=== DATA ===

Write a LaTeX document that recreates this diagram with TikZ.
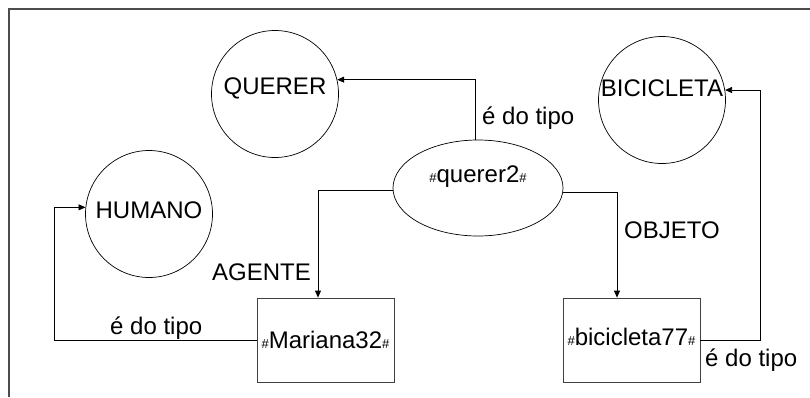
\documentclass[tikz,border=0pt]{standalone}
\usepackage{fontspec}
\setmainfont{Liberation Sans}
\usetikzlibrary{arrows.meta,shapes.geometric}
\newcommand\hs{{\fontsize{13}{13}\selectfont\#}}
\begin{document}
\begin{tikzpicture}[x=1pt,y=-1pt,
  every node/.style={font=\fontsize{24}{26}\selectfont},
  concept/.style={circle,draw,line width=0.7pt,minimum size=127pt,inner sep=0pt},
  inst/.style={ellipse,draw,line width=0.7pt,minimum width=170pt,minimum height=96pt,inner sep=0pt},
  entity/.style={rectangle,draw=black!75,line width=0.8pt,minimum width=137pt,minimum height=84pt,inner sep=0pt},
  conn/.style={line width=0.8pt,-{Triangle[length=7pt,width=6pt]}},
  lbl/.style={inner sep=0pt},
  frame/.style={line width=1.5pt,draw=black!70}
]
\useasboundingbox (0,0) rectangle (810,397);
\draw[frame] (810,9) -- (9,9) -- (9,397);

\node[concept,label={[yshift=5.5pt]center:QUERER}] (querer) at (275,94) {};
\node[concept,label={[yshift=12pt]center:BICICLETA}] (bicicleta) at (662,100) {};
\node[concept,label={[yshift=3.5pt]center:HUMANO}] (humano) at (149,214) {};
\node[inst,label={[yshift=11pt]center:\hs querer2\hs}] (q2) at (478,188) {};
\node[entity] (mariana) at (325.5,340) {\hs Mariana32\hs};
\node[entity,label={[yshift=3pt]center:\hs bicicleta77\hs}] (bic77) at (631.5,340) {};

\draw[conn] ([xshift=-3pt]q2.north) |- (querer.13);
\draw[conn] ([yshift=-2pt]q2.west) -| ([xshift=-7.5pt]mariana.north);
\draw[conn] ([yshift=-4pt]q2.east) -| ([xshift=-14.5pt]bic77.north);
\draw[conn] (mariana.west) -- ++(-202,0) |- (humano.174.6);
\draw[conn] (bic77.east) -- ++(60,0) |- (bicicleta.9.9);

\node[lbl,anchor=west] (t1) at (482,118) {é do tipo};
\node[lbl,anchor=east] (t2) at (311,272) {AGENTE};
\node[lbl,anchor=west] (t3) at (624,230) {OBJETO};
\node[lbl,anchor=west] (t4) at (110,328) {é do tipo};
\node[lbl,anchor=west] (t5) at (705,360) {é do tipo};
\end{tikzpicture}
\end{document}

===

# THE TASK
Every line above should be repeated exactly; pictures stay out of the copy.

# FINISHED TASK
Write a LaTeX document that recreates this diagram with TikZ.
\documentclass[tikz,border=0pt]{standalone}
\usepackage{fontspec}
\setmainfont{Liberation Sans}
\usetikzlibrary{arrows.meta,shapes.geometric}
\newcommand\hs{{\fontsize{13}{13}\selectfont\#}}
\begin{document}
\begin{tikzpicture}[x=1pt,y=-1pt,
  every node/.style={font=\fontsize{24}{26}\selectfont},
  concept/.style={circle,draw,line width=0.7pt,minimum size=127pt,inner sep=0pt},
  inst/.style={ellipse,draw,line width=0.7pt,minimum width=170pt,minimum height=96pt,inner sep=0pt},
  entity/.style={rectangle,draw=black!75,line width=0.8pt,minimum width=137pt,minimum height=84pt,inner sep=0pt},
  conn/.style={line width=0.8pt,-{Triangle[length=7pt,width=6pt]}},
  lbl/.style={inner sep=0pt},
  frame/.style={line width=1.5pt,draw=black!70}
]
\useasboundingbox (0,0) rectangle (810,397);
\draw[frame] (810,9) -- (9,9) -- (9,397);

\node[concept,label={[yshift=5.5pt]center:QUERER}] (querer) at (275,94) {};
\node[concept,label={[yshift=12pt]center:BICICLETA}] (bicicleta) at (662,100) {};
\node[concept,label={[yshift=3.5pt]center:HUMANO}] (humano) at (149,214) {};
\node[inst,label={[yshift=11pt]center:\hs querer2\hs}] (q2) at (478,188) {};
\node[entity] (mariana) at (325.5,340) {\hs Mariana32\hs};
\node[entity,label={[yshift=3pt]center:\hs bicicleta77\hs}] (bic77) at (631.5,340) {};

\draw[conn] ([xshift=-3pt]q2.north) |- (querer.13);
\draw[conn] ([yshift=-2pt]q2.west) -| ([xshift=-7.5pt]mariana.north);
\draw[conn] ([yshift=-4pt]q2.east) -| ([xshift=-14.5pt]bic77.north);
\draw[conn] (mariana.west) -- ++(-202,0) |- (humano.174.6);
\draw[conn] (bic77.east) -- ++(60,0) |- (bicicleta.9.9);

\node[lbl,anchor=west] (t1) at (482,118) {é do tipo};
\node[lbl,anchor=east] (t2) at (311,272) {AGENTE};
\node[lbl,anchor=west] (t3) at (624,230) {OBJETO};
\node[lbl,anchor=west] (t4) at (110,328) {é do tipo};
\node[lbl,anchor=west] (t5) at (705,360) {é do tipo};
\end{tikzpicture}
\end{document}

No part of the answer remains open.